PDF: Get text activity selecting entire page

Hello All,

I am trying to develop a PDF automation, I have like 5 types of pdf documents. Out of which 1 of the document is not able to pick text element, instead selecting whole page when get text activity is used and indicated.

The text can be copied directly, it is not hand written or image, it is digital only. But Uipath is not able to pull the text, i don’t know why , can anyone help??

P.s : other 4 documents work fine, I can pick individual elements, only this document is bit of hassle.

Any help is appreciated.

1 Like

Hey @Rajesh_Shet

I hope you would have already set the accessibility settings as recommended by UiPath to do PDF scraping operations.

Also, just curious to know why you are going with UiPath instead of native PDF automation which is background with good accuracy.

Thanks
#nK

@Rajesh_Shet

Check below link for your reference

Hope this may help you

Thanks

Thanks so much @Nithinkrishna , yes I have set recommend accessible settings. I’m not sure, I was thinking of using achor base and get text.

What would you suggest me? Document understanding is out of option. I am bit new to Regex also.

2 Likes

Hey @Rajesh_Shet

Could you please show a PDF and also show what fields to extract will be easy to suggest?

Thanks
#nK

Thank you very much @Srini84 , I will check and that get back you.

@Rajesh_Shet Did you try with screen scraping . Also, give a try with CV activities

Umm Well the file is a invoice, containing order related details, it’s actually confidential, sorry to say but i will not be able to share that.

1 Like

This sounds interesting, I’ll give a try for sure @ushu . Thank you so much.

Hey @Rajesh_Shet

It’s okay if you can’t share the original file.

But just the simulated one should be fine !

Thanks
#nK

Sure, I’ll try to get that. Thanks for your amazing support though @Nithinkrishna

1 Like

Hi @ushu , I think computer vision stores screenshot for Development or analysis purpose I saw a pop-up while added scope, as the documents are confidential, think it is not a good match in this case.

Hi @Srini84 , checked the accessibility settings, doesn’t seem to work. It still highlights whole page as element.

Hi @Nithinkrishna , by simulated means, what exactly do I need to share? Because i do not have dummy data file, even the samples provided are actual data and they are confidential.

1 Like

Hey @Rajesh_Shet

Just open your PDF with Word → Update with dummy values → Save as PDF and please share

Thanks
#nK

Hello @Rajesh_Shet ,

Did you tried Read PDF file or Read PDF with OCR activities???

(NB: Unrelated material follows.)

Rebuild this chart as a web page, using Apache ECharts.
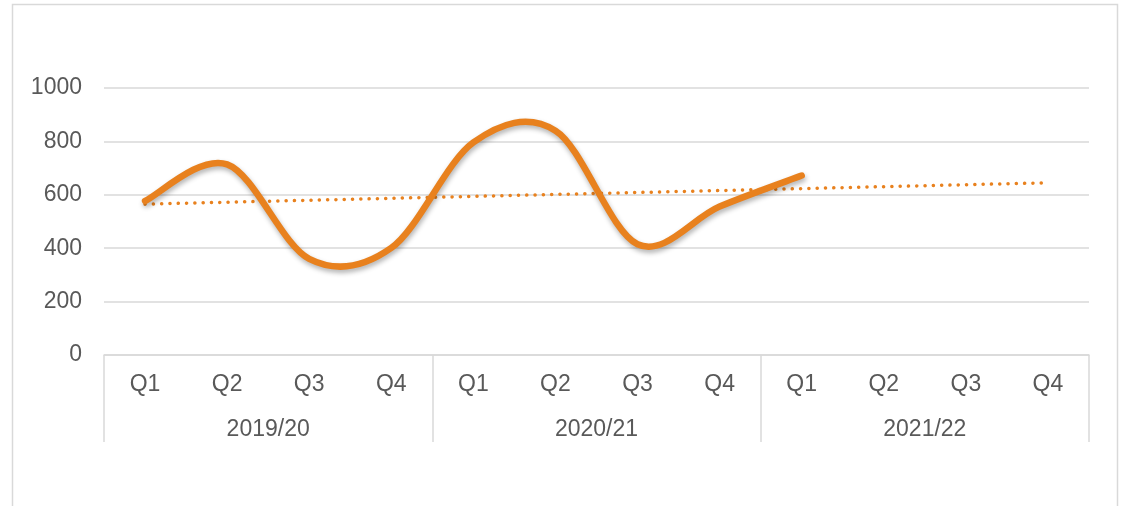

I think you can use this and split it with Regex to extract the values of the files are of standard format. It means if the labels are stable.

Hey @Nithinkrishna,

Yes, But sorry to say, I cannot transfer any files, it’s on clients system, moving files or uploading is not allowed.

Yes I think this is the only way. Right now I’m using excel, I copy PDF text and paste special values using hotkey and loop through each rows and use string manipulation to get the value.

I’m bit new to Regex , so I thought of giving a try to see if any new methods are there.

Thanks for the help @Rahul_Unnikrishnan

Yes, I think Regex can work better on your scenario.

1 Like

This topic was automatically closed 3 days after the last reply. New replies are no longer allowed.